Nothing outside the range from the line with "Clone this chart in Chart.js." to the line with "const xTitle = 'Zeit [min]';" belongs in the copy, and no pictures do either; repeat that range exactly.

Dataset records
-=-=-=-=-

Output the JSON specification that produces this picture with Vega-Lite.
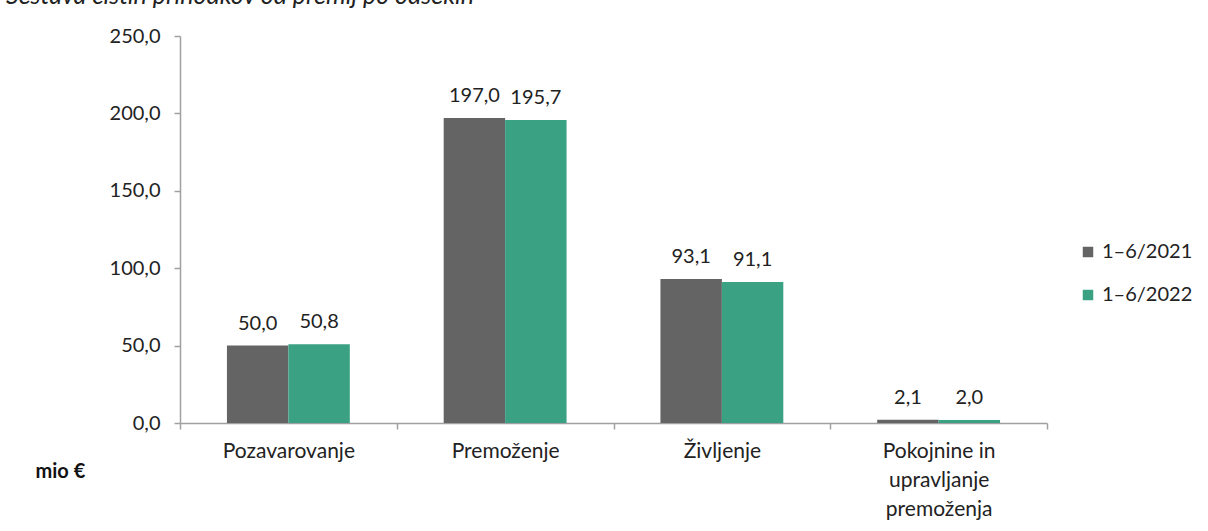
{
  "$schema": "https://vega.github.io/schema/vega-lite/v6.json",
  "width": 867,
  "height": 387,
  "autosize": {"type": "none"},
  "padding": {"left": 180, "top": 36, "right": 161, "bottom": 108},
  "background": "white",
  "config": {
    "locale": {"number": {"decimal": ",", "thousands": ".", "grouping": [3], "currency": ["", " €"]}},
    "view": {"stroke": null},
    "font": "Lato"
  },
  "title": {
    "text": "Sestava čistih prihodkov od premij po odsekih",
    "anchor": "start",
    "frame": "group",
    "dx": -174,
    "dy": 22,
    "offset": 19,
    "baseline": "alphabetic",
    "fontStyle": "italic",
    "fontWeight": "normal",
    "fontSize": 25,
    "color": "#222222"
  },
  "data": {
    "values": [
      {"odsek": "Pozavarovanje", "obdobje": "1–6/2021", "vrednost": 50.0},
      {"odsek": "Pozavarovanje", "obdobje": "1–6/2022", "vrednost": 50.8},
      {"odsek": "Premoženje", "obdobje": "1–6/2021", "vrednost": 197.0},
      {"odsek": "Premoženje", "obdobje": "1–6/2022", "vrednost": 195.7},
      {"odsek": "Življenje", "obdobje": "1–6/2021", "vrednost": 93.1},
      {"odsek": "Življenje", "obdobje": "1–6/2022", "vrednost": 91.1},
      {"odsek": "Pokojnine in upravljanje premoženja", "obdobje": "1–6/2021", "vrednost": 2.1},
      {"odsek": "Pokojnine in upravljanje premoženja", "obdobje": "1–6/2022", "vrednost": 2.0}
    ]
  },
  "encoding": {
    "x": {
      "field": "odsek",
      "type": "nominal",
      "sort": null,
      "scale": {"paddingInner": 0, "paddingOuter": 0},
      "axis": {
        "title": null,
        "labelAngle": 0,
        "tickBand": "extent",
        "domainColor": "#a0a0a0",
        "domainWidth": 1.5,
        "tickColor": "#a0a0a0",
        "tickWidth": 1.5,
        "tickSize": 6,
        "labelFontSize": 21,
        "labelColor": "#222222",
        "labelPadding": 11,
        "labelLineHeight": 29,
        "labelExpr": "datum.value == 'Pokojnine in upravljanje premoženja' ? ['Pokojnine in', 'upravljanje', 'premoženja'] : datum.label"
      }
    },
    "xOffset": {
      "field": "obdobje",
      "type": "nominal",
      "sort": null,
      "scale": {"paddingOuter": 0.764, "paddingInner": 0}
    },
    "y": {
      "field": "vrednost",
      "type": "quantitative",
      "scale": {"domain": [0, 250]},
      "axis": {
        "values": [0, 50, 100, 150, 200, 250],
        "format": ".1f",
        "grid": false,
        "domainColor": "#a0a0a0",
        "domainWidth": 1.5,
        "tickColor": "#a0a0a0",
        "tickWidth": 1.5,
        "tickSize": 6,
        "labelFontSize": 20,
        "labelColor": "#222222",
        "labelPadding": 14,
        "title": "mio €",
        "titleAngle": 0,
        "titleX": -145,
        "titleY": 435,
        "titleAlign": "left",
        "titleBaseline": "middle",
        "titleFontWeight": "bold",
        "titleFontSize": 20,
        "titleColor": "#111111"
      }
    }
  },
  "layer": [
    {
      "mark": {"type": "bar"},
      "encoding": {
        "color": {
          "field": "obdobje",
          "type": "nominal",
          "sort": null,
          "scale": {"domain": ["1–6/2021", "1–6/2022"], "range": ["#646464", "#3BA183"]},
          "legend": {
            "title": null,
            "orient": "none",
            "legendX": 898,
            "legendY": 206,
            "symbolType": "square",
            "symbolSize": 110,
            "symbolStrokeWidth": 0,
            "labelFontSize": 20,
            "labelColor": "#222222",
            "labelOffset": 4,
            "rowPadding": 23
          }
        }
      }
    },
    {
      "mark": {"type": "text", "baseline": "alphabetic", "dy": -16, "fontSize": 20, "color": "#222222"},
      "encoding": {
        "text": {"field": "vrednost", "type": "quantitative", "format": ".1f"}
      }
    }
  ]
}
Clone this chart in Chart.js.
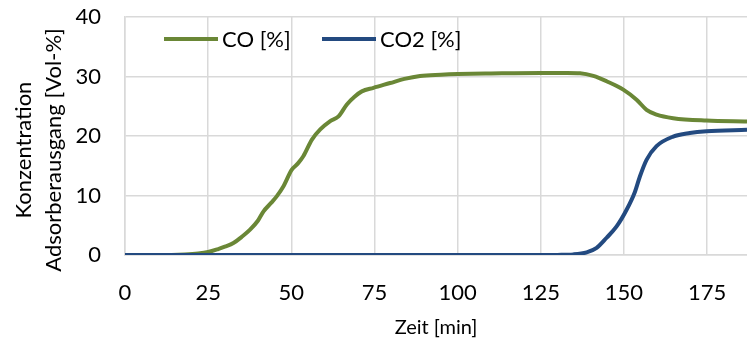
<!DOCTYPE html>
<html>
<head>
<meta charset="utf-8">
<script src="https://cdn.jsdelivr.net/npm/chart.js@4.4.1/dist/chart.umd.min.js"></script>
<style>
  html, body { margin: 0; padding: 0; background: #fff; }
  #wrap { width: 747px; height: 340px; }
</style>
</head>
<body>
<div id="wrap"><canvas id="chart" width="747" height="340"></canvas></div>
<script>
// Zeit [min] / Konzentration [Vol-%]
const coTime = [0, 10, 18, 22, 25, 28, 30, 32.6, 35, 37.6, 40, 41.6, 44, 45.6, 47.6, 50.1, 52, 53.6, 56.2, 58.7, 61.7, 64.2, 66.7, 69, 71.2, 74.7, 79.7, 84, 88.7, 95, 100, 110, 125, 133, 136.8, 140.8, 144.8, 149.8, 153.8, 156.8, 159.8, 164.8, 174.8, 187];
const coValues = [0, 0, 0.1, 0.25, 0.5, 1.0, 1.4, 2.0, 3.0, 4.25, 5.8, 7.3, 8.8, 9.85, 11.5, 14.3, 15.4, 16.6, 19.4, 21.1, 22.5, 23.3, 25.3, 26.6, 27.5, 28.1, 28.9, 29.6, 30.1, 30.3, 30.4, 30.5, 30.6, 30.6, 30.55, 30.1, 29.2, 27.8, 26.1, 24.4, 23.6, 23.0, 22.6, 22.45];

const co2Time = [0, 50, 100, 125, 130, 134.8, 138.8, 141.8, 144.8, 147.8, 150.8, 153.3, 154.8, 156.8, 159.8, 164.8, 169.8, 174.8, 187];
const co2Values = [0, 0, 0, 0, 0.02, 0.1, 0.45, 1.2, 2.9, 4.8, 7.6, 10.6, 13.2, 16.0, 18.3, 19.9, 20.5, 20.8, 21.05];

const seriesLabels = ['CO [%]', 'CO2 [%]'];
const seriesColors = ['#6A8736', '#234A80'];
const yTitleLines = ['Konzentration', 'Adsorberausgang [Vol-%]'];
const xTitle = 'Zeit [min]';

Chart.defaults.font.family = 'Lato';
Chart.defaults.color = '#000';

function toPoints(xs, ys) {
    return xs.map((x, i) => ({ x: x, y: ys[i] }));
}

// legend sits inside the plot area, Excel style
const insideLegend = {
    id: 'insideLegend',
    afterDatasetsDraw(chart) {
        const ctx = chart.ctx;
        const area = chart.chartArea;
        const y = area.top + 22;
        const starts = [area.left + 39, area.left + 197];
        ctx.save();
        ctx.font = '22px Lato';
        ctx.textBaseline = 'middle';
        ctx.textAlign = 'left';
        chart.data.datasets.forEach((ds, i) => {
            const x0 = starts[i];
            ctx.strokeStyle = ds.borderColor;
            ctx.lineWidth = 4;
            ctx.beginPath();
            ctx.moveTo(x0, y);
            ctx.lineTo(x0 + 54, y);
            ctx.stroke();
            ctx.fillStyle = '#000';
            ctx.fillText(ds.label, x0 + 58, y + 1);
        });
        ctx.restore();
    }
};

const yAxisTitle = {
    id: 'yAxisTitle',
    afterDraw(chart) {
        const ctx = chart.ctx;
        ctx.save();
        ctx.font = '22px Lato';
        ctx.fillStyle = '#000';
        ctx.textAlign = 'center';
        ctx.textBaseline = 'alphabetic';
        const baselines = [31, 61];
        yTitleLines.forEach((line, i) => {
            ctx.save();
            ctx.translate(baselines[i], 150);
            ctx.rotate(-Math.PI / 2);
            ctx.fillText(line, 0, 0);
            ctx.restore();
        });
        ctx.restore();
    }
};

new Chart(document.getElementById('chart').getContext('2d'), {
    type: 'line',
    data: {
        datasets: [{
            label: seriesLabels[0],
            data: toPoints(coTime, coValues),
            borderColor: seriesColors[0],
            backgroundColor: seriesColors[0],
            borderWidth: 4,
            pointRadius: 0,
            cubicInterpolationMode: 'monotone',
            order: 1
        }, {
            label: seriesLabels[1],
            data: toPoints(co2Time, co2Values),
            borderColor: seriesColors[1],
            backgroundColor: seriesColors[1],
            borderWidth: 4,
            pointRadius: 0,
            cubicInterpolationMode: 'monotone',
            order: 0
        }]
    },
    options: {
        responsive: false,
        animation: false,
        layout: { padding: { top: 17, right: 0, left: 0, bottom: 0 } },
        scales: {
            x: {
                type: 'linear',
                min: 0,
                max: 187,
                grid: { color: '#d9d9d9', lineWidth: 1.5, drawTicks: false },
                border: { color: '#d9d9d9', width: 1.5 },
                ticks: { stepSize: 25, includeBounds: false, padding: 25, font: { size: 22 }, maxRotation: 0 },
                title: { display: true, text: xTitle, font: { size: 20 }, padding: { top: 8, bottom: 0 } },
                afterFit(scale) { scale.height = 85; scale.paddingLeft = 0; scale.paddingRight = 0; }
            },
            y: {
                min: 0,
                max: 40,
                grid: { color: '#d9d9d9', lineWidth: 1.5, drawTicks: false },
                border: { color: '#d9d9d9', width: 1.5 },
                ticks: { stepSize: 10, padding: 24, font: { size: 22 } },
                afterFit(scale) { scale.width = 125; scale.paddingTop = 0; scale.paddingBottom = 0; }
            }
        },
        plugins: {
            legend: { display: false },
            tooltip: { enabled: false }
        }
    },
    plugins: [insideLegend, yAxisTitle]
});
</script>
</body>
</html>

-=-=-=-=-

CORRECT OUTPUT:
Clone this chart in Chart.js.
<!DOCTYPE html>
<html>
<head>
<meta charset="utf-8">
<script src="https://cdn.jsdelivr.net/npm/chart.js@4.4.1/dist/chart.umd.min.js"></script>
<style>
  html, body { margin: 0; padding: 0; background: #fff; }
  #wrap { width: 747px; height: 340px; }
</style>
</head>
<body>
<div id="wrap"><canvas id="chart" width="747" height="340"></canvas></div>
<script>
// Zeit [min] / Konzentration [Vol-%]
const coTime = [0, 10, 18, 22, 25, 28, 30, 32.6, 35, 37.6, 40, 41.6, 44, 45.6, 47.6, 50.1, 52, 53.6, 56.2, 58.7, 61.7, 64.2, 66.7, 69, 71.2, 74.7, 79.7, 84, 88.7, 95, 100, 110, 125, 133, 136.8, 140.8, 144.8, 149.8, 153.8, 156.8, 159.8, 164.8, 174.8, 187];
const coValues = [0, 0, 0.1, 0.25, 0.5, 1.0, 1.4, 2.0, 3.0, 4.25, 5.8, 7.3, 8.8, 9.85, 11.5, 14.3, 15.4, 16.6, 19.4, 21.1, 22.5, 23.3, 25.3, 26.6, 27.5, 28.1, 28.9, 29.6, 30.1, 30.3, 30.4, 30.5, 30.6, 30.6, 30.55, 30.1, 29.2, 27.8, 26.1, 24.4, 23.6, 23.0, 22.6, 22.45];

const co2Time = [0, 50, 100, 125, 130, 134.8, 138.8, 141.8, 144.8, 147.8, 150.8, 153.3, 154.8, 156.8, 159.8, 164.8, 169.8, 174.8, 187];
const co2Values = [0, 0, 0, 0, 0.02, 0.1, 0.45, 1.2, 2.9, 4.8, 7.6, 10.6, 13.2, 16.0, 18.3, 19.9, 20.5, 20.8, 21.05];

const seriesLabels = ['CO [%]', 'CO2 [%]'];
const seriesColors = ['#6A8736', '#234A80'];
const yTitleLines = ['Konzentration', 'Adsorberausgang [Vol-%]'];
const xTitle = 'Zeit [min]';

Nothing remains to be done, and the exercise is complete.